Considered the engines of society, small businesses have a lot to roar about at LaGuardia Community College (LAGCC).
After an intensive search, 23 businesses – 10 from Queens – have been chosen as the initial participants of the collaborative effort between LAGCC and Goldman Sachs (GS) to help grow 10,000 small businesses across the country.
“[Goldman Sachs] asked around about what college could be their anchor college, to be the first community college to put together a program that would combine education and business services,” said Dr. Gail O. Mellow, president of LaGCC, “and they chose LaGuardia!”
The criteria used to select the businesses included whether the business had revenues between $150,000 and $4 million, had at least four full-time employees, had been in operation for at least two years and had potential and desire to grow and create jobs in the community.
These businesses will now attend 100 hours of workshops every Friday night and Saturday and learn procurement, advertising, management systems, regulations and finance, and accounting, among other things, from a curriculum designed by experts from GS, the Harvard Business School, the Wharton School of Business and LAGCC’s own Small Business Development Center.
One of the businesses chosen, a one-story print shop in Long Island City, hopes to do big things.
William Sanchez and his family have owned and operated the Technical Digital Services print shop since 1992. At first the 22 employee shop specialized in what their industry calls “black and white” copies – large orders for copies of blueprints or documents. However, in 2005 after Sanchez worked for two years at a “color” print shop in Orlando that had Walt Disney World as a client, he felt his mom-and-pop shop had a lot of potential.
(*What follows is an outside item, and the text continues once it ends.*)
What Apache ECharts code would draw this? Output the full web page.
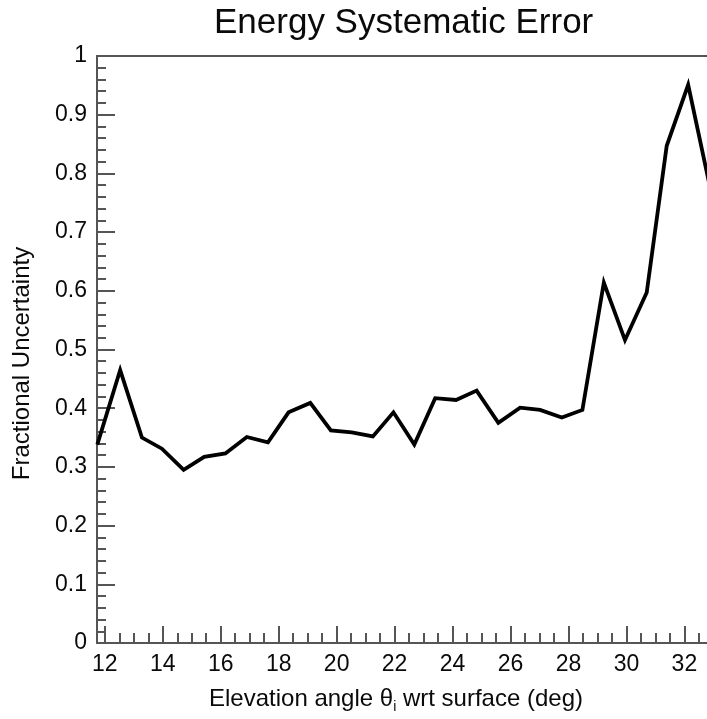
<!DOCTYPE html>
<html>
<head>
<meta charset="utf-8">
<script src="https://cdn.jsdelivr.net/npm/echarts@6/dist/echarts.min.js"></script>
<style>html,body{margin:0;padding:0;background:#fff}#c{width:707px;height:719px}</style>
</head>
<body>
<div id="c"></div>
<script>
// Data
const angles = [11.74, 12.53, 13.28, 13.97, 14.72, 15.43, 16.16, 16.90, 17.63, 18.34, 19.09, 19.80, 20.52, 21.25, 21.96, 22.68, 23.40, 24.12, 24.83, 25.58, 26.33, 27.02, 27.77, 28.48, 29.22, 29.95, 30.70, 31.39, 32.13, 32.86];
const uncertainty = [0.338, 0.465, 0.350, 0.331, 0.295, 0.317, 0.323, 0.351, 0.342, 0.393, 0.409, 0.362, 0.359, 0.352, 0.393, 0.338, 0.417, 0.414, 0.430, 0.375, 0.401, 0.397, 0.384, 0.397, 0.614, 0.516, 0.597, 0.847, 0.951, 0.782];
const xMajorTicks = [12, 14, 16, 18, 20, 22, 24, 26, 28, 30, 32];
const xMinorTicks = [12.5, 13, 13.5, 14.5, 15, 15.5, 16.5, 17, 17.5, 18.5, 19, 19.5, 20.5, 21, 21.5, 22.5, 23, 23.5, 24.5, 25, 25.5, 26.5, 27, 27.5, 28.5, 29, 29.5, 30.5, 31, 31.5, 32.5];
const xRange = [11.73, 32.78];
const yRange = [0, 1];

const FONT = 'Liberation Sans, Arial, Helvetica, sans-serif';
const AXIS_COLOR = '#555';
const TEXT_COLOR = '#0a0a0a';

const chart = echarts.init(document.getElementById('c'), null, {renderer: 'canvas'});
chart.setOption({
  animation: false,
  backgroundColor: '#fff',
  title: {
    text: 'Energy Systematic Error',
    left: 209, top: 1,
    textStyle: {fontFamily: FONT, fontSize: 35, fontWeight: 'normal', color: TEXT_COLOR}
  },
  grid: {left: 97, right: 0, top: 56, bottom: 69, containLabel: false},
  xAxis: [
    {
      type: 'value', position: 'bottom', min: xRange[0], max: xRange[1],
      axisLine: {show: true, lineStyle: {color: AXIS_COLOR, width: 2}},
      axisTick: {show: true, inside: true, length: 17, customValues: xMajorTicks, lineStyle: {color: AXIS_COLOR, width: 2}},
      axisLabel: {show: true, customValues: xMajorTicks, margin: 10, fontFamily: FONT, fontSize: 23, color: TEXT_COLOR},
      splitLine: {show: false},
      name: '{a|Elevation angle θ}{s|i}{a| wrt surface (deg)}',
      nameLocation: 'middle', nameGap: 42,
      nameTextStyle: {
        padding: [0, 12, 0, 0],
        rich: {
          a: {fontFamily: FONT, fontSize: 24, color: TEXT_COLOR},
          s: {fontFamily: FONT, fontSize: 14, color: TEXT_COLOR, padding: [15, 0, 0, 0]}
        }
      }
    },
    {
      type: 'value', position: 'bottom', min: xRange[0], max: xRange[1],
      axisLine: {show: false},
      axisTick: {show: true, inside: true, length: 10, customValues: xMinorTicks, lineStyle: {color: AXIS_COLOR, width: 2}},
      axisLabel: {show: false},
      splitLine: {show: false}
    },
    {
      type: 'value', position: 'top', min: xRange[0], max: xRange[1],
      axisLine: {show: true, lineStyle: {color: AXIS_COLOR, width: 2}},
      axisTick: {show: false}, axisLabel: {show: false}, splitLine: {show: false}
    }
  ],
  yAxis: {
    type: 'value', min: yRange[0], max: yRange[1], interval: 0.1,
    axisLine: {show: true, lineStyle: {color: AXIS_COLOR, width: 2}},
    axisTick: {show: true, inside: true, length: 18, lineStyle: {color: AXIS_COLOR, width: 2}},
    minorTick: {show: true, splitNumber: 5, length: 9, lineStyle: {color: AXIS_COLOR, width: 2}},
    axisLabel: {margin: 10, fontFamily: FONT, fontSize: 23, color: TEXT_COLOR,
      formatter: v => String(Math.round(v * 10) / 10)},
    splitLine: {show: false}, minorSplitLine: {show: false},
    name: 'Fractional Uncertainty', nameLocation: 'middle', nameGap: 63,
    nameTextStyle: {fontFamily: FONT, fontSize: 24, color: TEXT_COLOR, padding: [0, 28, 0, 0]}
  },
  series: [{
    type: 'line', xAxisIndex: 0,
    data: angles.map((a, i) => [a, uncertainty[i]]),
    showSymbol: false, symbol: 'none',
    lineStyle: {color: '#000', width: 3.8, join: 'miter'},
    clip: true
  }]
});
</script>
</body>
</html>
“There comes a moment for mom-and-pop stores where they need to decide either to stay small or grow,” said the 35-year-old Sanchez, who now has Mt. Sinai Queens as a client and hopes to create banners and other large size print jobs for banks and government agencies. “In 2007 we decided to make [the shop] larger.”
A friend of Sanchez told him about the 10,000 Small Business Initiative and he decided to apply. Now he feels fortunate to be one of initial businesses in the pilot program.
“It’s made a difference to me as an individual business owner,” said Sanchez, who, after only three weekends, has learned how to network properly. He recently joined the local Chambers of Commerce. “As a small business owner sometimes you don’t have access to these things and being able to talk to other business owners is a goldmine.”